Work to complete: Gather the lines that hold the string "this".

Material provided:
* Begin *

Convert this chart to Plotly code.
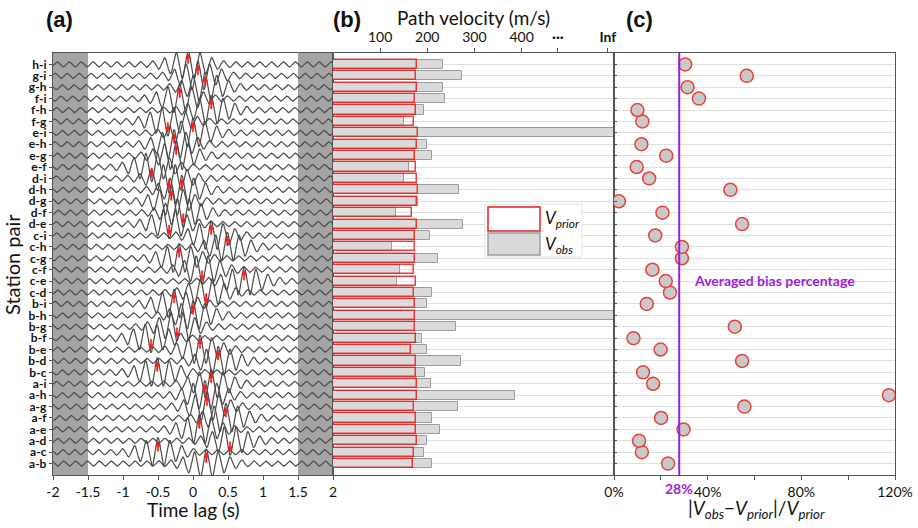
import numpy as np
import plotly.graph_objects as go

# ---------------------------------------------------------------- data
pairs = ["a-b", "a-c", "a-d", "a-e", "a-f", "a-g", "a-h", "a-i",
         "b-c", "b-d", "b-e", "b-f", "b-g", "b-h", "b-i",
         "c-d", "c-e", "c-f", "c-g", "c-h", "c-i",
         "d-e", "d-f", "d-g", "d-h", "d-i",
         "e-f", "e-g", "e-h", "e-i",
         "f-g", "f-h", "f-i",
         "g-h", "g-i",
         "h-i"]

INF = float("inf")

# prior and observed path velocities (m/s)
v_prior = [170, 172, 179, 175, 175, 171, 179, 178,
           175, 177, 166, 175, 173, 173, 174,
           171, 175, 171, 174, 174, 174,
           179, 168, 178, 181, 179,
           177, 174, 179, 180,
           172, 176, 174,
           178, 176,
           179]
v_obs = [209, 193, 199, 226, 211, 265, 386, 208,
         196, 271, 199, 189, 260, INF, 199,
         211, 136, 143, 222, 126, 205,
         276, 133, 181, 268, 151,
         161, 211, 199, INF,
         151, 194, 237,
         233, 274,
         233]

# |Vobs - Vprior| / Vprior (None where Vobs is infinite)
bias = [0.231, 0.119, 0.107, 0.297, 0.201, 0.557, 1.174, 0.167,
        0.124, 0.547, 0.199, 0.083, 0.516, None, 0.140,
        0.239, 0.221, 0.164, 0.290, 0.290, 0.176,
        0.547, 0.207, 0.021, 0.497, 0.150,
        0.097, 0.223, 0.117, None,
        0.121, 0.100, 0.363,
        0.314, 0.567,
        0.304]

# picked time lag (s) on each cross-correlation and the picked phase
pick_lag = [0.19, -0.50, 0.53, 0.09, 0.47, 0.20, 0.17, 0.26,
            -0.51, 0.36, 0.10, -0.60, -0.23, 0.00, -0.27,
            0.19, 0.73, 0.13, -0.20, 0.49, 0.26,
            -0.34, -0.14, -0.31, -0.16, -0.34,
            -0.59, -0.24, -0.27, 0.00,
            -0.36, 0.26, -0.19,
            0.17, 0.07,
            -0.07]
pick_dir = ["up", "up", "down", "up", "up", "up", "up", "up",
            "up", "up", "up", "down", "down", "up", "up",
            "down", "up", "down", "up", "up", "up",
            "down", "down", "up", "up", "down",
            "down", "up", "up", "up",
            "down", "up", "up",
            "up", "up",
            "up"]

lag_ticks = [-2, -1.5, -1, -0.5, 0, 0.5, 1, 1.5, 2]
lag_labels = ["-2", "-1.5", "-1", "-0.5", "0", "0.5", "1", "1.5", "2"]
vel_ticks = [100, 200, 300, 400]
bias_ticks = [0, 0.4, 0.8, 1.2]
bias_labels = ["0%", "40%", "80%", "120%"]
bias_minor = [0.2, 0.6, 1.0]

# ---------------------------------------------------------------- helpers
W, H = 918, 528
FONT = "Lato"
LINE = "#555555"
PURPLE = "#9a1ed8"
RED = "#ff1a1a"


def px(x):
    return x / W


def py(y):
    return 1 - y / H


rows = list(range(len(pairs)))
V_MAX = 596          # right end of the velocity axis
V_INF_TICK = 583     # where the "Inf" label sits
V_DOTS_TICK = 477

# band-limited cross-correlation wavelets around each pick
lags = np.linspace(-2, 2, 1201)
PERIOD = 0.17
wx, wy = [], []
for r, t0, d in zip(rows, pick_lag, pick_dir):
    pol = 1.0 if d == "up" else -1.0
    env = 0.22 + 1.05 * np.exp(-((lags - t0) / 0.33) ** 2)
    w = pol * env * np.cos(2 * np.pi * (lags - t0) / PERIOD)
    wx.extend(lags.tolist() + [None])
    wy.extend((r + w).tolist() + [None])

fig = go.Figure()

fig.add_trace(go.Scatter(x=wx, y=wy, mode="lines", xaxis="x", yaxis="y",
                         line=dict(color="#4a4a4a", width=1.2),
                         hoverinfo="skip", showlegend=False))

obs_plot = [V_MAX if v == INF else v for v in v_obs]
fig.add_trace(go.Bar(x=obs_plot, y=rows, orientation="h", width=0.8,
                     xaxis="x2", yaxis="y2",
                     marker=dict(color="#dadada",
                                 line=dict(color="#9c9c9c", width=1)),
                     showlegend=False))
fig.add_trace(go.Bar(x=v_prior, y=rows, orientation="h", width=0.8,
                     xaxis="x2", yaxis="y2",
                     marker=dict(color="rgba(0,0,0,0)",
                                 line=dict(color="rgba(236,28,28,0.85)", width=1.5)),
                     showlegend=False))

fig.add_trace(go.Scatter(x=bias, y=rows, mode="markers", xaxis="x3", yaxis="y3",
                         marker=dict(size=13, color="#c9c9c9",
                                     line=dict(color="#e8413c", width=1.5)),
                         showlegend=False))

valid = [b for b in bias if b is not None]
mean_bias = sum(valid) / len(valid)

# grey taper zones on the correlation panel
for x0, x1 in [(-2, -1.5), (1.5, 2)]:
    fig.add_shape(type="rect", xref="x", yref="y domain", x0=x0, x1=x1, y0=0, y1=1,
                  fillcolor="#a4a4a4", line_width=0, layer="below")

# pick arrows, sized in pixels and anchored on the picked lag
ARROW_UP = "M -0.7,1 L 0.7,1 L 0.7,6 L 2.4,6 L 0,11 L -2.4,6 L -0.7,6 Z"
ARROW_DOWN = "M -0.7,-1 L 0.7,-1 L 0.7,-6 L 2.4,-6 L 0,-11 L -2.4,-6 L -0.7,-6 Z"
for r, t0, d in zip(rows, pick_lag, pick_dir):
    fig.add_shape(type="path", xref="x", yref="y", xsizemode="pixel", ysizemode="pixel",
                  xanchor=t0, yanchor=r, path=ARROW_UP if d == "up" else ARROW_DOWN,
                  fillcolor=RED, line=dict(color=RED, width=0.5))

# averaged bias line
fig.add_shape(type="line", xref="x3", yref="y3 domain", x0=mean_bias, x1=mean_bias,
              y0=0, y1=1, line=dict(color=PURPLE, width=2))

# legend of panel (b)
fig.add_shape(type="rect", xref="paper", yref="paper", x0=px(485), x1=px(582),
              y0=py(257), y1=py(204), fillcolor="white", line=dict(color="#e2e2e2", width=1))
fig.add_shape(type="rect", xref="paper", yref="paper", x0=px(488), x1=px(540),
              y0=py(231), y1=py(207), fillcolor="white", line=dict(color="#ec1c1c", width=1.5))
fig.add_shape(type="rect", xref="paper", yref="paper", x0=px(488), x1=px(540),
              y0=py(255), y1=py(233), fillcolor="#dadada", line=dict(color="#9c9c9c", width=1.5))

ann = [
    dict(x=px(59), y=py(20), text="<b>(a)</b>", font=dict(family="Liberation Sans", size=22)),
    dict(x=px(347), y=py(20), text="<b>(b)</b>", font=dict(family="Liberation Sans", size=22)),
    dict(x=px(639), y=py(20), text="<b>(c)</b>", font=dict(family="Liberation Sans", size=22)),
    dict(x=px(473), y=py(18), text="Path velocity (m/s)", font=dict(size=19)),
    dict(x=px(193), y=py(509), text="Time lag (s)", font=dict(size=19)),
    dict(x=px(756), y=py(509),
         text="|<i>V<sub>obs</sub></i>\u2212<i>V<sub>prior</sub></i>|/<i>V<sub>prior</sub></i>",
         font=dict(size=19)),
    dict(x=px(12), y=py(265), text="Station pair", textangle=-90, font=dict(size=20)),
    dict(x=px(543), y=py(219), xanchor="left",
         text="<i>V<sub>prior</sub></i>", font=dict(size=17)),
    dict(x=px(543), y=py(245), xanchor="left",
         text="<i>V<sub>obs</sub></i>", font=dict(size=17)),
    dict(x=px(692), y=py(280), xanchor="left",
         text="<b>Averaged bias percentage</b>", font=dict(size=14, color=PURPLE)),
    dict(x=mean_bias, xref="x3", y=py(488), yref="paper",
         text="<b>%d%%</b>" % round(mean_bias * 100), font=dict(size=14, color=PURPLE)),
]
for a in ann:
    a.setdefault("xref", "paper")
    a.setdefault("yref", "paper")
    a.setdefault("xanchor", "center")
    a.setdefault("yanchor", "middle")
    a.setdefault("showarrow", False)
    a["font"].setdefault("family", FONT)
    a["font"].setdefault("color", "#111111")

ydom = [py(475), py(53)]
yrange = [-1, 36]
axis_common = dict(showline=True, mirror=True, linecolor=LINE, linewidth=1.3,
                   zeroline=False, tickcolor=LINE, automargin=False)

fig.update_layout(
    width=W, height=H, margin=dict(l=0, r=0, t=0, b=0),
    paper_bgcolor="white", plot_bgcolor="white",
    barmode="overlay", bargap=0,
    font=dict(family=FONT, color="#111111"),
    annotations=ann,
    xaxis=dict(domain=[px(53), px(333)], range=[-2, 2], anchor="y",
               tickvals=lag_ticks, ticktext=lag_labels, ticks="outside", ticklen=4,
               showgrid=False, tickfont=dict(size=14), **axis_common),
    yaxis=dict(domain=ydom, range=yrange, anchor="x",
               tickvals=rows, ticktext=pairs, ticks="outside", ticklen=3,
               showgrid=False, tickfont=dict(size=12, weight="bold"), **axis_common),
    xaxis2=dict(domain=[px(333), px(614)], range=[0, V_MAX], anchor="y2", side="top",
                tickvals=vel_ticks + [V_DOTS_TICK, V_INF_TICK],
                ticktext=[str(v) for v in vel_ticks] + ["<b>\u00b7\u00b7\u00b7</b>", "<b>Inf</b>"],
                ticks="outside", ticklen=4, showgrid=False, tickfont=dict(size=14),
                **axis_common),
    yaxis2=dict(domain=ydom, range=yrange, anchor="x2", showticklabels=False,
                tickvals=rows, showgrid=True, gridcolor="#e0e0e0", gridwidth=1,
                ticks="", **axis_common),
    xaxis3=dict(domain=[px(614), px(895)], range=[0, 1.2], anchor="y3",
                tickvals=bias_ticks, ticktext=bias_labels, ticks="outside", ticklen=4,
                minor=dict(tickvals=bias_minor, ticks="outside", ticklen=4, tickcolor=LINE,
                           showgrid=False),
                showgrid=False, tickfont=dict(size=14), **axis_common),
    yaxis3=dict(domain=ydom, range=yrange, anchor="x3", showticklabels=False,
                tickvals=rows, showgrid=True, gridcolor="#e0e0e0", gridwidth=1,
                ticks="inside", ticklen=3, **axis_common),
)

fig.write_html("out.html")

* End *
* Begin *

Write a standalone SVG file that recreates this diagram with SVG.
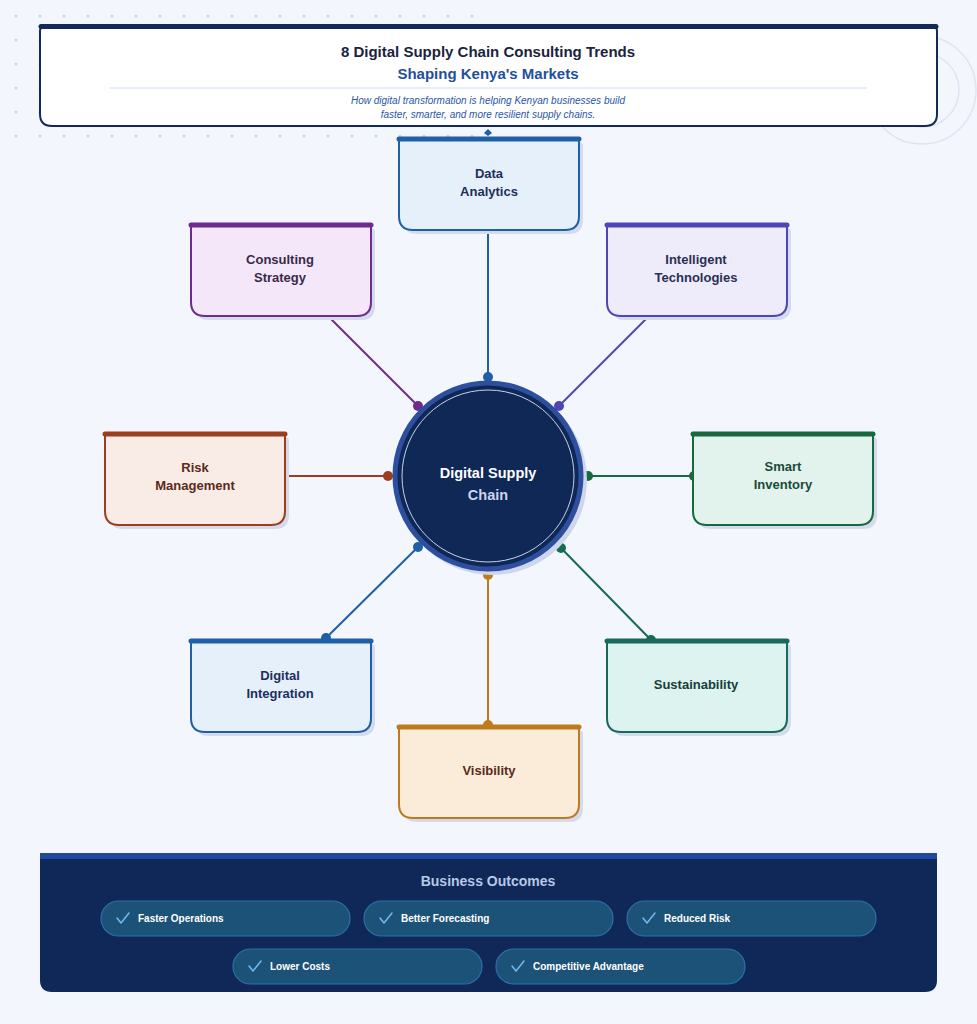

* End *

Exercise solution:
Convert this chart to Plotly code.
Write a standalone SVG file that recreates this diagram with SVG.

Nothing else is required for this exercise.